The principle of give and take action serves as the basis for existence and harmony and mutual benefit. But there is one very important point. That is, between any related things, such as an electron and a nucleus, a planet in relation to the sun, a son and his mother, a leader and a follower, give and take action has its foundation in the principle of serving and giving to the other for the sake of the higher good. This is a cosmic law, and when violated no good can come. In other words, all give and take action leading to goodness is rooted in the principle of living for the sake of others.

The natural order functions according to this principle, including the animal kingdom. In the human world, however, this principle does not apply automatically. Human beings must apply it according to their own responsibility.

Rev. Moon always teaches the way of true love, to live for the sake of others. By loving each other, we restore the failures and suffering of the past. There is no other way. The way to restore relationships requires that we go the way of loving our enemy. If we are to solve the problems we are facing around the world, we must practice this fundamental principle of loving our enemy. To do this we must face the challenge of overcoming our own difficult and painful feelings toward those we feel have behaved unjustly or wrongly.

This radical act of loving the enemy is the opposite of evil. Satanic power hates to see people loving their enemy. For when we love our enemy we create true brotherhood. Eventually we should create in-law relationships between former enemies.

As you may know, the relationship between Korea and Japan is very painful. For 40 years, Japan colonized and oppressed the people of Korea, doing terrible crimes and violating fundamental rights. Rev. Moon, however, has taught us to forgive and in fact has encouraged intermarriage between the people of Korea and Japan, as a means to resolve the painful history, and establish true love and a new history.

Please consider this point. There has been such intense feelings between Korean and Japanese people due to the painful history of injustice and suffering. Therefore, the majority of people in both Korea and Japan were opposed to Rev. Moon's initiative of intermarriage. He received great persecution from many people in both countries. What he did was revolutionary, and radical. However, he has always believed that we need a true love revolution in this world. It is the only way to fully restore the painful history of the past. And now, in fact, many of those who objected strongly to his initiative, have changed their minds and are appreciative and respectful of his vision and courage.

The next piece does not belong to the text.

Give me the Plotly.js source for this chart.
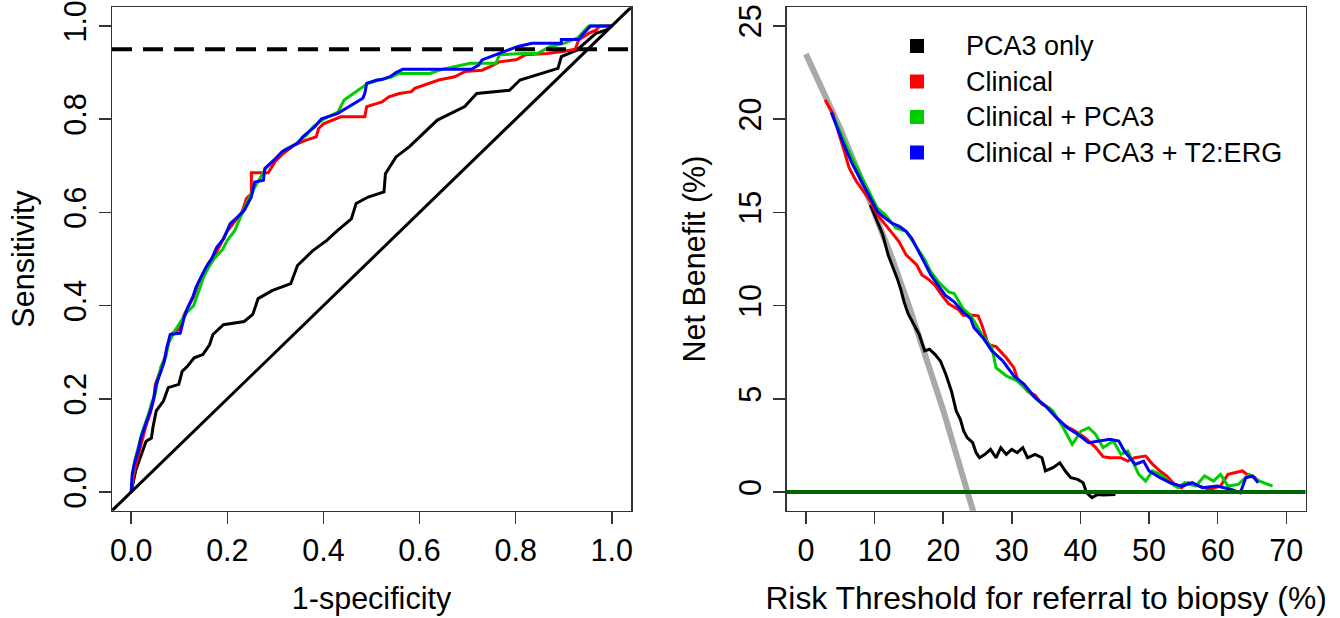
<!DOCTYPE html>
<html><head><meta charset="utf-8">
<script src="https://cdn.plot.ly/plotly-3.0.1.min.js"></script>
<style>html,body{margin:0;padding:0;background:#fff;}#chart{width:1340px;height:618px;}</style>
</head><body><div id="chart"></div>
<script>
// ---------- ROC data (1-specificity, sensitivity) ----------
var rocFprPCA3 = [0,0.009,0.016,0.031,0.042,0.045,0.052,0.067,0.077,0.099,0.106,0.117,0.131,0.149,0.163,0.17,0.192,0.235,0.253,0.264,0.293,0.332,0.346,0.378,0.407,0.429,0.458,0.468,0.493,0.526,0.529,0.551,0.579,0.6,0.637,0.694,0.719,0.787,0.809,0.866,0.888,0.895,0.927,0.967,0.988,1];
var rocSensPCA3 = [0,0.045,0.066,0.109,0.116,0.138,0.174,0.195,0.224,0.231,0.259,0.27,0.288,0.295,0.316,0.338,0.359,0.366,0.381,0.415,0.432,0.447,0.486,0.518,0.54,0.561,0.586,0.619,0.633,0.644,0.683,0.719,0.741,0.762,0.798,0.827,0.855,0.862,0.884,0.902,0.909,0.934,0.948,0.984,0.991,1];

var rocFprClin = [0,0.004,0.01,0.018,0.025,0.03,0.04,0.047,0.05,0.06,0.07,0.077,0.085,0.1,0.11,0.12,0.13,0.14,0.15,0.16,0.175,0.19,0.2,0.215,0.23,0.24,0.25,0.25,0.285,0.3,0.315,0.34,0.364,0.385,0.39,0.4,0.436,0.486,0.49,0.522,0.536,0.558,0.583,0.59,0.622,0.64,0.673,0.694,0.73,0.748,0.766,0.802,0.82,0.866,0.898,0.924,0.931,0.952,0.967,0.975,1];
var rocSensClin = [0,0.03,0.06,0.09,0.12,0.14,0.17,0.2,0.23,0.26,0.29,0.32,0.34,0.35,0.38,0.40,0.42,0.45,0.47,0.49,0.51,0.54,0.56,0.58,0.6,0.63,0.64,0.685,0.685,0.71,0.725,0.745,0.755,0.762,0.78,0.79,0.805,0.805,0.827,0.837,0.848,0.855,0.859,0.866,0.877,0.884,0.891,0.902,0.905,0.913,0.923,0.928,0.938,0.941,0.945,0.95,0.97,0.984,0.991,1,1];

var rocFprClinPCA3 = [0,0.003,0.008,0.015,0.022,0.03,0.037,0.042,0.05,0.055,0.062,0.072,0.078,0.09,0.1,0.115,0.13,0.14,0.15,0.16,0.172,0.19,0.2,0.215,0.228,0.24,0.255,0.268,0.28,0.3,0.32,0.34,0.364,0.38,0.4,0.43,0.443,0.472,0.493,0.52,0.54,0.558,0.622,0.64,0.705,0.759,0.766,0.816,0.845,0.87,0.902,0.93,0.952,1];
var rocSensClinPCA3 = [0,0.04,0.07,0.1,0.125,0.15,0.17,0.19,0.21,0.24,0.27,0.29,0.32,0.345,0.36,0.385,0.40,0.43,0.46,0.48,0.50,0.52,0.54,0.56,0.59,0.62,0.65,0.675,0.695,0.715,0.735,0.745,0.765,0.785,0.80,0.815,0.841,0.862,0.877,0.885,0.89,0.898,0.898,0.905,0.92,0.92,0.938,0.941,0.941,0.955,0.963,0.975,1,1];

var rocFprFull = [0,0.002,0.006,0.016,0.02,0.027,0.034,0.042,0.047,0.052,0.062,0.069,0.074,0.081,0.102,0.11,0.118,0.128,0.135,0.145,0.156,0.167,0.178,0.192,0.206,0.221,0.235,0.25,0.257,0.275,0.278,0.3,0.314,0.346,0.357,0.382,0.396,0.429,0.447,0.465,0.482,0.486,0.49,0.511,0.522,0.54,0.551,0.565,0.708,0.723,0.73,0.748,0.766,0.784,0.805,0.834,0.895,0.895,0.931,0.938,0.945,0.956,1];
var rocSensFull = [0,0.038,0.059,0.095,0.116,0.138,0.159,0.181,0.202,0.231,0.259,0.281,0.309,0.338,0.341,0.374,0.397,0.418,0.44,0.461,0.483,0.50,0.525,0.543,0.576,0.59,0.604,0.633,0.665,0.669,0.694,0.715,0.73,0.748,0.762,0.784,0.801,0.812,0.823,0.834,0.845,0.855,0.877,0.884,0.885,0.892,0.90,0.907,0.907,0.916,0.927,0.934,0.941,0.948,0.956,0.963,0.963,0.971,0.971,0.98,0.988,1,1];

var rocTicks = [0,0.2,0.4,0.6,0.8,1.0];
var rocTickText = ['0.0','0.2','0.4','0.6','0.8','1.0'];
var sensitivityTarget = 0.95;

// ---------- Decision curve data (threshold %, net benefit %) ----------
var nbThrAll = [0,2.5,5,7.5,10,12.5,15,17.5,20,22.5,24.6];
var nbAll    = [23.5,21.5,19.5,17.3,15.0,12.6,10.0,7.3,4.4,1.3,-1.3];

var nbThrPCA3 = [9.4,10.4,11.2,12.0,12.8,13.3,13.8,14.3,14.9,15.7,16.5,17.3,18.0,18.8,19.6,20.4,21.2,21.9,22.5,23.0,23.5,24.3,24.8,25.3,26.1,26.9,27.7,28.4,29.2,30.0,30.8,31.6,32.3,33.4,34.4,34.9,36.0,37.0,37.8,38.6,39.6,40.4,40.9,41.7,42.5,43.3,45.1];
var nbPCA3    = [15.4,14.5,13.8,12.7,12.0,11.46,10.9,10.2,9.55,9.0,8.46,7.57,7.66,7.39,7.03,6.31,5.42,4.35,3.9,3.27,2.92,2.65,2.11,1.84,2.02,2.29,1.84,2.38,2.02,2.29,2.11,2.38,1.84,2.02,1.84,1.13,1.31,1.57,1.13,0.77,0.68,0.5,-0.04,-0.3,-0.13,-0.16,-0.13];

var nbThrClin = [2.8,3.95,5.66,6.29,7.33,8.37,9.4,10.4,12.0,13.56,14.6,16.16,16.9,17.7,18.8,19.8,20.8,22.2,22.9,24.0,25.1,25.6,26.6,27.7,29.2,30.3,30.8,32.3,33.4,34.4,35.5,36.5,37.5,39.1,40.7,42.2,43.3,44.3,45.9,46.9,47.9,49.5,50.5,51.6,52.6,53.7,54.7,55.7,57.3,58.9,60.4,61.5,63.6,64.6,65.6];
var nbClin    = [21.04,20.27,18.2,17.4,16.67,16.13,15.6,14.88,14.16,13.44,12.72,12.18,11.64,11.46,11.1,10.56,10.1,9.8,9.48,9.5,9.45,9.0,7.9,7.8,7.2,6.67,6.1,5.4,5.2,4.7,4.5,4.0,3.6,3.3,2.9,2.4,1.9,1.84,1.84,1.66,1.84,1.93,1.5,1.13,0.86,0.41,0.23,0.5,0.32,0.14,0.32,0.95,1.13,0.86,0.77];

var nbThrClinPCA3 = [4.2,5.8,7.3,8.9,10.4,11.5,13.1,14.6,15.6,17.2,18.2,19.3,20.8,21.6,22.9,24.0,24.5,25.6,27.1,27.7,29.2,30.8,32.3,33.9,36.0,37.5,38.8,40.1,41.2,42.2,43.3,44.8,45.9,46.9,48.5,49.5,50.5,51.6,53.1,54.2,55.2,56.8,58.1,59.4,60.4,61.5,63.0,64.6,66.1,68.0];
var nbClinPCA3    = [20.0,18.65,17.5,16.3,15.24,14.9,14.16,13.98,13.44,12.54,11.82,11.28,10.74,10.65,9.84,9.48,9.18,8.46,7.75,6.67,6.23,5.96,5.42,4.88,4.35,3.45,2.56,3.27,3.45,3.1,2.38,2.74,2.02,2.2,0.95,0.59,1.13,0.95,0.5,0.23,0.5,0.32,0.86,0.59,0.95,0.32,0.41,0.95,0.59,0.32];

var nbThrFull = [3.7,4.5,5.5,6.8,8.1,9.4,10.4,11.2,12.5,13.6,14.6,15.4,16.2,17.2,18.2,19.3,20.3,21.6,22.9,24.0,24.5,25.8,27.1,28.7,30.3,31.8,33.4,34.9,36.5,38.1,39.6,41.2,42.7,44.3,45.6,46.4,48.0,49.2,50.0,51.6,53.1,54.7,56.3,57.8,59.9,62.0,63.3,64.1,65.1,65.9];
var nbFull    = [20.36,19.55,18.65,17.57,16.67,15.77,15.06,14.79,14.43,14.25,13.98,13.62,13.08,12.36,11.64,11.1,10.56,10.2,9.66,9.3,8.82,8.28,7.57,7.03,6.23,5.78,5.06,4.62,3.99,3.45,3.1,2.65,2.74,2.83,2.74,2.2,1.48,1.66,1.13,0.77,0.5,0.32,0.5,0.23,0.32,0.14,-0.04,0.77,0.86,0.5];

var nbTicksX = [0,10,20,30,40,50,60,70];
var nbTicksY = [0,5,10,15,20,25];

var legendLabels = ['PCA3 only','Clinical','Clinical + PCA3','Clinical + PCA3 + T2:ERG'];
var seriesColors = ['#000000','#FF0000','#00CD00','#0000FF'];

// ---------- traces ----------
function rocTrace(x,y,c,n){return {x:x,y:y,type:'scatter',mode:'lines',name:n,line:{color:c,width:3},xaxis:'x',yaxis:'y',showlegend:false,hoverinfo:'x+y'};}
function nbTrace(x,y,c,n,w){return {x:x,y:y,type:'scatter',mode:'lines',name:n,line:{color:c,width:w||3},xaxis:'x2',yaxis:'y2',showlegend:false,hoverinfo:'x+y'};}

var data = [
  rocTrace(rocFprPCA3,rocSensPCA3,seriesColors[0],legendLabels[0]),
  rocTrace(rocFprClin,rocSensClin,seriesColors[1],legendLabels[1]),
  rocTrace(rocFprClinPCA3,rocSensClinPCA3,seriesColors[2],legendLabels[2]),
  rocTrace(rocFprFull,rocSensFull,seriesColors[3],legendLabels[3]),
  nbTrace(nbThrAll,nbAll,'#A9A9A9','Treat all',6),
  nbTrace(nbThrPCA3,nbPCA3,seriesColors[0],legendLabels[0]),
  nbTrace(nbThrClin,nbClin,seriesColors[1],legendLabels[1]),
  nbTrace(nbThrClinPCA3,nbClinPCA3,seriesColors[2],legendLabels[2]),
  nbTrace(nbThrFull,nbFull,seriesColors[3],legendLabels[3])
];

var FONT = 'Liberation Sans, Arial, Helvetica, sans-serif';
var W = 1340, H = 618;
var yDom = [(H-510.7)/H, (H-7.3)/H];

function axisBase(extra){
  var a = {showgrid:false, zeroline:false, showline:true, mirror:true, linecolor:'#333', linewidth:1.5,
    ticks:'outside', ticklen:12, tickwidth:1.5, tickcolor:'#333', tickfont:{family:FONT,size:30.5,color:'#000'}, fixedrange:true};
  for (var k in extra) a[k] = extra[k];
  return a;
}

var shapes = [
  {type:'line', xref:'x', yref:'y', x0:-0.04, y0:-0.04, x1:1.04, y1:1.04, line:{color:'#000',width:3}, layer:'above'},
  {type:'line', xref:'x domain', yref:'y', x0:0, x1:1, y0:sensitivityTarget, y1:sensitivityTarget, line:{color:'#000',width:4,dash:'20px,11px'}, layer:'above'},
  {type:'line', xref:'x2 domain', yref:'y2', x0:0, x1:1, y0:0, y1:0, line:{color:'#006400',width:4}, layer:'above'}
];
var annotations = [];
var legRows = [46,81.5,117,152.5];
for (var i=0;i<legendLabels.length;i++){
  shapes.push({type:'rect', xref:'paper', yref:'paper', x0:910/W, x1:924/W, y0:1-(legRows[i]+7)/H, y1:1-(legRows[i]-7)/H, fillcolor:seriesColors[i], line:{width:0}});
  annotations.push({xref:'paper', yref:'paper', x:964/W, y:1-legRows[i]/H, xanchor:'left', yanchor:'middle', text:legendLabels[i], showarrow:false, font:{family:FONT,size:27,color:'#000'}});
}

var layout = {
  width:W, height:H, margin:{l:0,r:0,t:0,b:0}, paper_bgcolor:'#fff', plot_bgcolor:'#fff',
  font:{family:FONT,size:30,color:'#000'}, showlegend:false,
  xaxis: axisBase({domain:[112/W,631/W], range:[-0.04,1.04], tickvals:rocTicks, ticktext:rocTickText, anchor:'y',
    title:{text:'1-specificity', font:{family:FONT,size:30.5,color:'#000'}, standoff:22}}),
  yaxis: axisBase({domain:yDom, range:[-0.04,1.04], tickvals:rocTicks, ticktext:rocTickText, tickangle:-90, anchor:'x',
    title:{text:'Sensitivity', font:{family:FONT,size:30.5,color:'#000'}, standoff:14}}),
  xaxis2: axisBase({domain:[786.7/W,1305.5/W], range:[-2.8,72.8], tickvals:nbTicksX, anchor:'y2',
    title:{text:'Risk Threshold for referral to biopsy (%)', font:{family:FONT,size:31.8,color:'#000'}, standoff:21}}),
  yaxis2: axisBase({domain:yDom, range:[-1,26], tickvals:nbTicksY, tickangle:-90, anchor:'x2',
    title:{text:'Net Benefit (%)', font:{family:FONT,size:30.5,color:'#000'}, standoff:18}}),
  shapes:shapes, annotations:annotations
};

Plotly.newPlot('chart', data, layout, {displayModeBar:false, staticPlot:true});
</script></body></html>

This coming May, we will host another international and interreligious World Peace Blessing, as part of the World Culture and Sports Festival 2003. For this Blessing, representatives of religions around the world will gather along with many youth who are dedicated to the principle of establishing a true love marriage between people of different religious and national backgrounds. I hope that you will support this interreligious Blessing for peace, urging your sons and daughters and young followers to join this World Peace Blessing movement. However difficult and controversial this may be, it is nonetheless essential to a lasting peace. It is radical acts for true love such as this that will usher in an era of peace. We need a new kind of leadership and we need to take action now.

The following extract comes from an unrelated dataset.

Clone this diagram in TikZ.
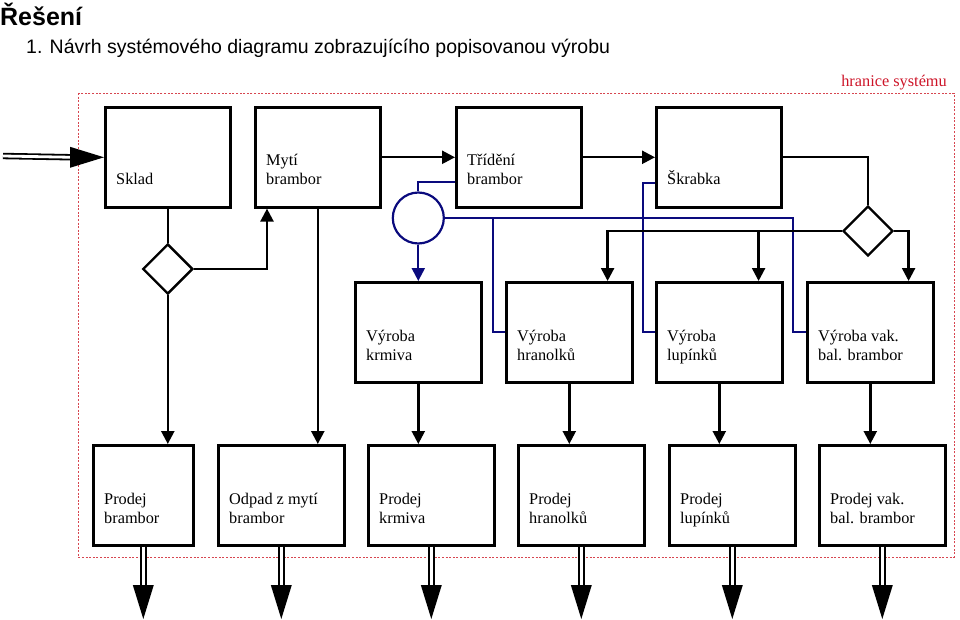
\documentclass[tikz,border=0pt]{standalone}
\usepackage{fontspec}
\setmainfont{Liberation Serif}
\setsansfont{Liberation Sans}
\usetikzlibrary{arrows.meta,shapes.geometric}
\definecolor{flowblue}{RGB}{10,10,125}
\definecolor{bndred}{RGB}{215,70,80}
\definecolor{lblred}{RGB}{205,20,40}
\newcommand{\procbox}[5]{%
  \node[pbox, minimum width=#4pt] (#1) at (#2,#3) {};
  \node[ptext] (#1-t) at (#2+12,#3+79) {\begin{tabular}[b]{@{}l@{}}#5\end{tabular}};}
\newcommand{\fatdown}[1]{%
  \coordinate (#1-end) at (#1.south |- 0,619);
  \draw[dbl] (#1.south) -- ([yshift=31]#1-end);
  \fill ([xshift=-10.5,yshift=34]#1-end) -- (#1-end) -- ([xshift=10.5,yshift=34]#1-end) -- cycle;}
\begin{document}
\begin{tikzpicture}[x=1pt,y=-1pt,
  pbox/.style={draw, line width=2.6pt, minimum height=100pt, inner sep=0pt, anchor=north west},
  ptext/.style={inner sep=0pt, anchor=base west, font=\fontsize{16.3}{19}\selectfont},
  ln/.style={line width=2.4pt},
  arr/.style={ln, -{Triangle[length=13pt,width=13pt]}},
  bln/.style={line width=2.2pt, draw=flowblue},
  barr/.style={bln, -{Triangle[length=13pt,width=13pt]}},
  dbl/.style={double, line width=1.8pt, double distance=2.8pt},
  dec/.style={diamond, draw, line width=2.4pt, minimum width=50pt, minimum height=50pt, inner sep=0pt},
  circ/.style={circle, draw=flowblue, line width=2.2pt, minimum size=51pt, inner sep=0pt},
  bnd/.style={draw=bndred, line width=0.9pt, dash pattern=on 2pt off 1.6pt}]
\useasboundingbox (0,0) rectangle (960,620);
\node[anchor=base west, inner sep=0pt, font=\sffamily\bfseries\fontsize{25}{30}\selectfont] (title) at (0,26) {Řešení};
\node[anchor=base west, inner sep=0pt, font=\sffamily\fontsize{19.5}{23}\selectfont] (sub) at (26,54) {\makebox[23.5pt][l]{1.}Návrh systémového diagramu zobrazujícího popisovanou výrobu};
\draw[bnd] (78,93) rectangle (954,557);
\node[anchor=base east, inner sep=0pt, text=lblred, font=\fontsize{16.3}{19}\selectfont] (hr) at (947,87) {hranice systému};

\procbox{sklad}{104}{106}{125}{Sklad}
\procbox{myti}{254}{106}{125}{Mytí\\brambor}
\procbox{trid}{455}{106}{125}{Třídění\\brambor}
\procbox{skr}{655}{106}{125}{Škrabka}
\procbox{vk}{354}{281}{126}{Výroba\\krmiva}
\procbox{vh}{505}{281}{126}{Výroba\\hranolků}
\procbox{vl}{655}{281}{126}{Výroba\\lupínků}
\procbox{vv}{806}{281}{126}{Výroba vak.\\bal. brambor}
\procbox{pb}{92}{444}{100}{Prodej\\brambor}
\procbox{po}{217}{444}{126}{Odpad z mytí\\brambor}
\procbox{pk}{367}{444}{126}{Prodej\\krmiva}
\procbox{ph}{517}{444}{126}{Prodej\\hranolků}
\procbox{pl}{668}{444}{126}{Prodej\\lupínků}
\procbox{pv}{818}{444}{126}{Prodej vak.\\bal. brambor}

\node[dec] (d1) at (sklad.south |- 0,269) {};
\node[dec] (d2) at (868,231) {};
\node[circ] (c) at (vk.north |- 0,218) {};

% input
\coordinate (in-start) at (3,156);
\draw[dbl] (in-start) -- ([xshift=-31]sklad.west);
\fill ([xshift=-34,yshift=10.5]sklad.west) -- (sklad.west) -- ([xshift=-34,yshift=-10.5]sklad.west) -- cycle;

% top row flow
\draw[arr] (myti.east) -- (trid.west);
\draw[arr] (trid.east) -- (skr.west);
\draw[ln] (sklad.south) -- (d1.north);
\draw[arr] (d1.east) -| ([xshift=13]myti.south west);
\draw[arr] (d1.south) -- (d1.south |- pb.north);
\draw[arr] (myti.south) -- (myti.south |- po.north);

% blue flows
\draw[bln] ([yshift=-25]trid.west) -| (c.north);
\draw[barr] (c.south) -- (vk.north);
\draw[bln] (c.east) -- (c.east -| 793,0) |- (vv.west);
\draw[bln] (c.east -| 493,0) |- (vh.west);
\draw[bln] ([yshift=-26]skr.west) -- ++(-12,0) |- (vl.west);

% right diamond
\draw[ln] (skr.east) -| (d2.north);
\draw[arr] (d2.east) -| ([xshift=-26]vv.north east);
\draw[arr] (d2.west) -| ([xshift=-26]vh.north east);
\coordinate (vl-in) at ([xshift=-25]vl.north east);
\draw[arr] (d2.west -| vl-in) -- (vl-in);

% middle to bottom
\draw[arr] (vk.south) -- (vk.south |- pk.north);
\draw[arr] (vh.south) -- (vh.south |- ph.north);
\draw[arr] (vl.south) -- (vl.south |- pl.north);
\draw[arr] (vv.south) -- (vv.south |- pv.north);

% outputs
\fatdown{pb}
\fatdown{po}
\fatdown{pk}
\fatdown{ph}
\fatdown{pl}
\fatdown{pv}
\end{tikzpicture}
\end{document}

The Fall of Adam and Eve resulted in the destruction of God's true family. It is this original ideal family that needs to be restored. We do this by loving each other, and especially by loving our enemies.

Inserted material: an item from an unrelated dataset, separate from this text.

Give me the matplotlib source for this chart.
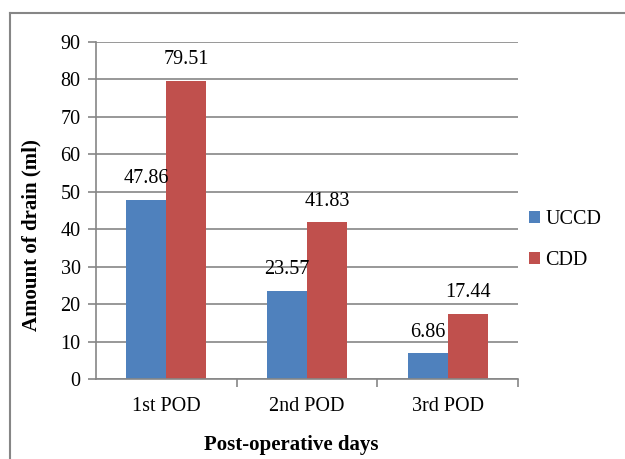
"""Drain amount by post-operative day, grouped bars."""
import matplotlib
matplotlib.use("Agg")
import matplotlib.pyplot as plt
import numpy as np
from matplotlib.lines import Line2D

days = ["1st POD", "2nd POD", "3rd POD"]
uccd = [47.86, 23.57, 6.86]
cdd = [79.51, 41.83, 17.44]
yticks = [0, 10, 20, 30, 40, 50, 60, 70, 80, 90]

plt.rcParams["font.family"] = ["Liberation Serif", "DejaVu Serif"]
grey = "#868686"
fs = 14.5   # regular text
fs_b = 15   # bold axis titles

fig = plt.figure(figsize=(6.25, 4.59), dpi=100)
ax = fig.add_axes([96 / 625, 1 - 379 / 459, 422 / 625, 337 / 459])

x = np.arange(len(days))
w = 0.284
b1 = ax.bar(x - w / 2, uccd, w, color="#4f81bd", label="UCCD")
b2 = ax.bar(x + w / 2, cdd, w, color="#c0504d", label="CDD")

# value labels above each bar
for bars, vals in ((b1, uccd), (b2, cdd)):
    for rect, v in zip(bars, vals):
        ax.annotate(f"{v:.2f}", (rect.get_x() + rect.get_width() / 2, v),
                    xytext=(0, 8.5), textcoords="offset points",
                    ha="center", va="bottom", fontsize=fs)

ax.set_xlim(-0.5, 2.5)
ax.set_ylim(0, 90)
ax.set_yticks(yticks)
ax.yaxis.grid(True, color=grey, linewidth=1.2)
ax.set_axisbelow(True)

ax.set_xticks(x)
ax.set_xticklabels(days, fontsize=fs)
ax.tick_params(axis="x", length=0, pad=13)
ax.set_xticks([0.5, 1.5, 2.5], minor=True)
ax.tick_params(axis="x", which="minor", length=6, color=grey, width=1.2)
ax.tick_params(axis="y", labelsize=fs, length=6, color=grey, width=1.2, pad=5)

for s in ("top", "right"):
    ax.spines[s].set_visible(False)
for s in ("left", "bottom"):
    ax.spines[s].set_color(grey)
    ax.spines[s].set_linewidth(1.2)

# axis titles sit a bit off-centre in the original
fig.text(31 / 625, 1 - 235 / 459, "Amount of drain (ml)", rotation=90,
         ha="center", va="center", fontsize=fs_b, fontweight="bold")
fig.text(291 / 625, 1 - 445 / 459, "Post-operative days",
         ha="center", va="center", fontsize=fs_b, fontweight="bold")

fig.legend(handles=[b1, b2], loc="center left", bbox_to_anchor=(521 / 625, 1 - 240 / 459),
           frameon=False, fontsize=fs, handlelength=0.55, handleheight=0.55,
           handletextpad=0.25, labelspacing=1.1, borderaxespad=0)

# chart frame (cropped on the right and bottom)
fig.add_artist(Line2D([10 / 625, 1], [1 - 13 / 459, 1 - 13 / 459], color=grey, lw=1.5))
fig.add_artist(Line2D([10 / 625, 10 / 625], [0, 1 - 13 / 459], color=grey, lw=1.5))

fig.savefig("out.png", dpi=100)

Please consider this point. Rev. Moon dedicated his entire life to this principle. He practiced it fully. He never lived for his own benefit or the benefit of his own movement.

On the contrary, he has always lived to serve others, and exhorts us to do the same. It is by practicing this tradition that we can restore human relationships and heal the human soul. Actually, this is not Rev. Moon's tradition. This is God's tradition.

These three Abrahamic religions must unite. This is a central prerequisite for peace. The enmity and disunity among Judaism, Christianity and Islam is a great scandal and brings sadness to heaven. Moreover, it prevents peace from being achieved. It continues to contribute to suffering and unnecessary bloodshed.

If unity can be achieved it will have a dramatic effect on world events. If people from these three traditions unite, peace can be achieved, not only in the Middle East, but around the world. On this foundation the United Nations could be renewed and revitalized as an instrument of peace.

But, if the three traditions, through their leaders and adherents, refuse to go beyond their current attitudes and practices, it will not be possible to achieve peace. I am sorry to speak so directly and so bluntly this evening.

Please consider what you expect to achieve from this conference. If we are focused only on our own benefit or the benefit that may come to our own religion or culture, we do not provide world-level leadership, but something more narrow that neither pleases God nor moves us toward finding solutions to critical problems. Surely a central aspect of our work here is for each of us to make a commitment to expanding the limits of our thinking and especially the limits of our hearts. If we are to live as God's ambassadors, with a desperate heart to end the tragic experience of millions and to chart a way forward for all people to a dignified and hopeful future, then we will take our work here in the coming days very seriously, and we will leave here transformed. This attitude and determination is consistent with God's own heart and will.

When God created the world, he only intended peace among his children. His anticipation was that all people as we are born and come into this world, enter a place of love and joy and peace. In the beginning, God never expected to see so many divisions among people, so many religions like Judaism, Christianity and Islam. This is not God's concept. These are human concepts.

God's original, unchanging, absolute and eternal will is for peace and prosperity for all. He is not standing in our way. The world he created is not the problem. The problem is man. He is only waiting for us to wake up. We are the ones who failed to achieve God's ideal. We are the ones who lost God's peace. Therefore, it is by our own responsibility and sacrifice that we have to rebuild and restore a world of peace according to God's original ideal. This requires above all that we practice true love .... that we participate in a true love revolution.

God's heart and True Parents heart for the three major religious traditions that originated in the Middle East, is that these three brothers live together in peace and help uplift our world. Like parents view their children, God is viewing these three religions and their cultures. He cannot will the fulfillment and happiness of only one among them, or only two among them. He wills the fulfillment and full embrace of each.

I hope you can understand my heart and my love for all of you. I sincerely believe that if we unite together, those of us who are here for this meeting, we can start a new movement that can bring peace to the Middle East. I believe our time together is just that serious. This is not just some conference or another group of assembled experts gathered to talk yet again about the Middle East. I believe that in the course of our deliberations and through our time together we have the opportunity to mark a turning point in history, one which can lead to the resolution of our world's current crisis.